Além da falta de assistência médica direcionada, a aceitação familiar é outra questão que costuma ser um entrave para pessoas trans. No caso de Haria, não é diferente. Embora se sinta acolhida no ambiente doméstico, a sua identidade de gênero por vezes ainda é um ponto de conflito. “Minha avó é o tempo todo: corta esse cabelo, toma jeito de homem. Ela que compra meus brincos, maquiagens, mas é aquela coisa, aquele embate, a parede que impede. Mesmo assim, minha família evoluiu bastante, meus avós eram bem homofóbicos e quando eles viram que tinha LGBTQ+ em casa, o pensamento mudou completamente”.

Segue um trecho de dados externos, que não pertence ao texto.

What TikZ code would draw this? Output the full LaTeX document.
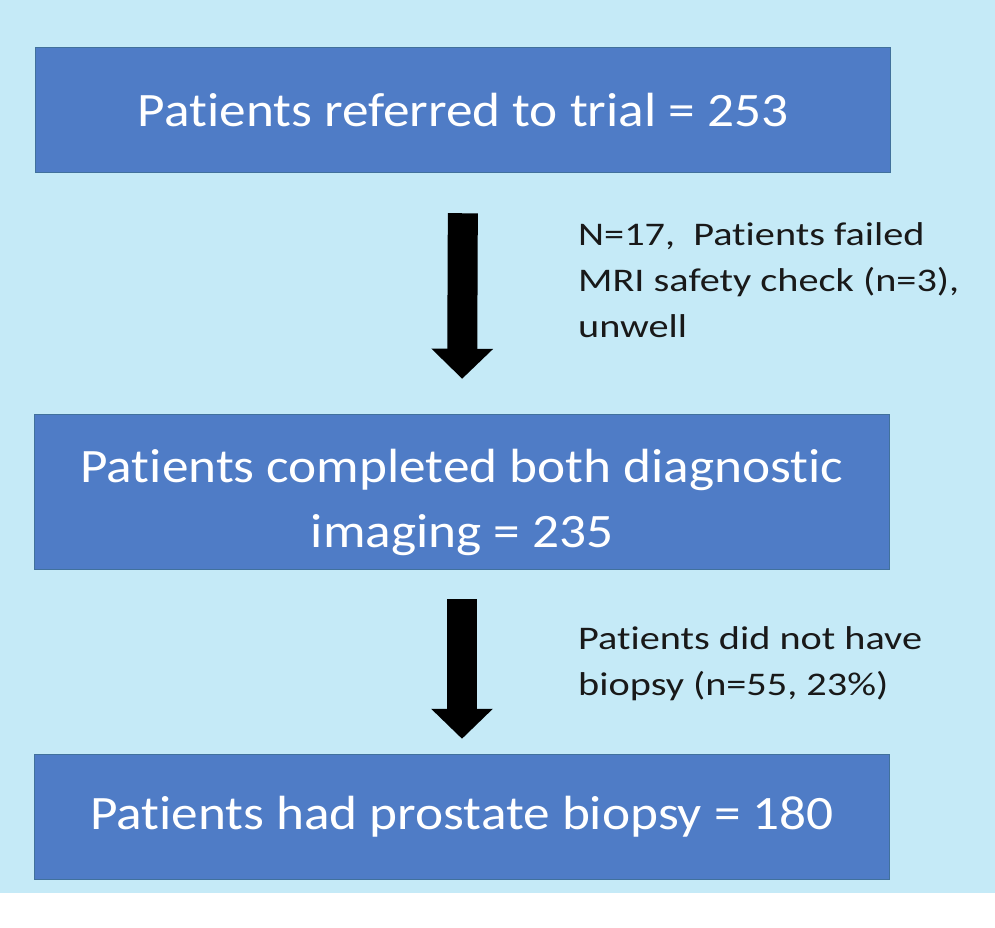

No ambiente acadêmico, Haria identifica um grau variável de aceitação. Segundo ela, na Universidade existem diferentes nichos, o que influencia diretamente na sua vivência na academia. “O nicho que eu frequento é das artes, ou seja, todos desconstruídos. Uma pessoa como eu entrando lá é sentimento de acolhimento, tipo ‘esse é meu lugar, é aqui que eu pertenço’”, reconhece. O uso do banheiro, contudo, segue sendo um problema. Conta a estudante que não encontra problemas quando há banheiro inclusivo, porém, com relação aos banheiros femininos, ainda sente a necessidade de ser acompanhada por uma amiga. Quanto a frequentar banheiros masculinos, afirma que, a essa altura, é algo impensável. “Antes mesmo da transição eu fazia cursinho aqui, no setor III [da UFRN] e nunca entrei no banheiro lá, eu tinha muito medo”, relata a estudante, se referindo a ansiedade gerada pela hostilidade do ambiente. Lidar com espaços hostis, infelizmente, segue como parte do cotidiano de muitas pessoas transgênero, para quem o simples ato de existir se mostra como uma manifestação de resistência e coragem.